In the interior of sides $BC, CA, AB$ of triangle $ABC$, any points $K, L,M$, respectively, are selected. Prove that the area of at least one of the triangles $AML, BKM, CLK$ is less than or equal to one quarter of the area of triangle $ABC$.

Solution

Let the lengths of sides $BC$, $CA$, and $AB$ be $a$, $b$, and $c$, respectively. Let $BK=d$, $CL=e$, and $AM=f$.

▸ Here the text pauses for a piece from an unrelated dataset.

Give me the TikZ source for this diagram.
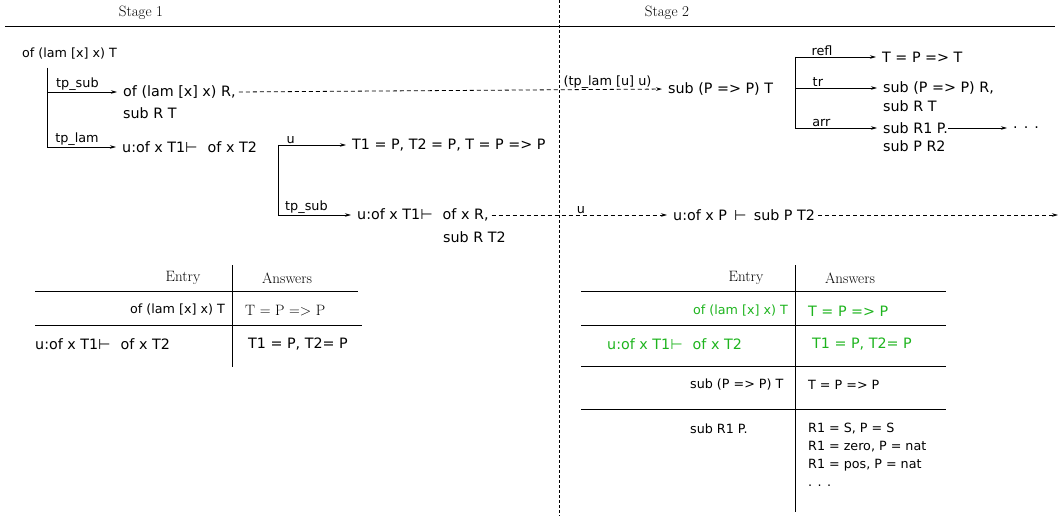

Now assume for the sake of contradiction that the areas of $\Delta AML$, $\Delta BKM$, and $\Delta CLK$ are all at greater thanone fourth of that of $\Delta ABC$. Therefore

$$\frac{AM\cdot AL\sin{\angle BAC}}{2}>\frac{AB\cdot AC\sin{\angle BAC}}{8}$$

In other words, $AM\cdot AL>\frac{1}{4}AB\cdot AC$, or $f(b-e)>\frac{bc}{4}$. Similarly, $d(c-f)>\frac{ac}{4}$ and $e(a-d)>\frac{ab}{4}$. Multiplying these three inequalities together yields

$$def(a-d)(b-e)(c-f)>\frac{a^2b^2c^2}{64}$$

We also have that $d(a-d)\leq \frac{a^2}{4}$, $e(b-e)\leq \frac{b^2}{4}$, and $f(c-f)\leq \frac{c^2}{4}$ from the Arithmetic Mean-Geometric Mean Inequality. Multiplying these three inequalities together yields

$$def(a-d)(b-e)(c-f)\leq\frac{a^2b^2c^2}{64}$$

This is a contradiction, which shows that our assumption must have been false in the first place. This proves the desired result.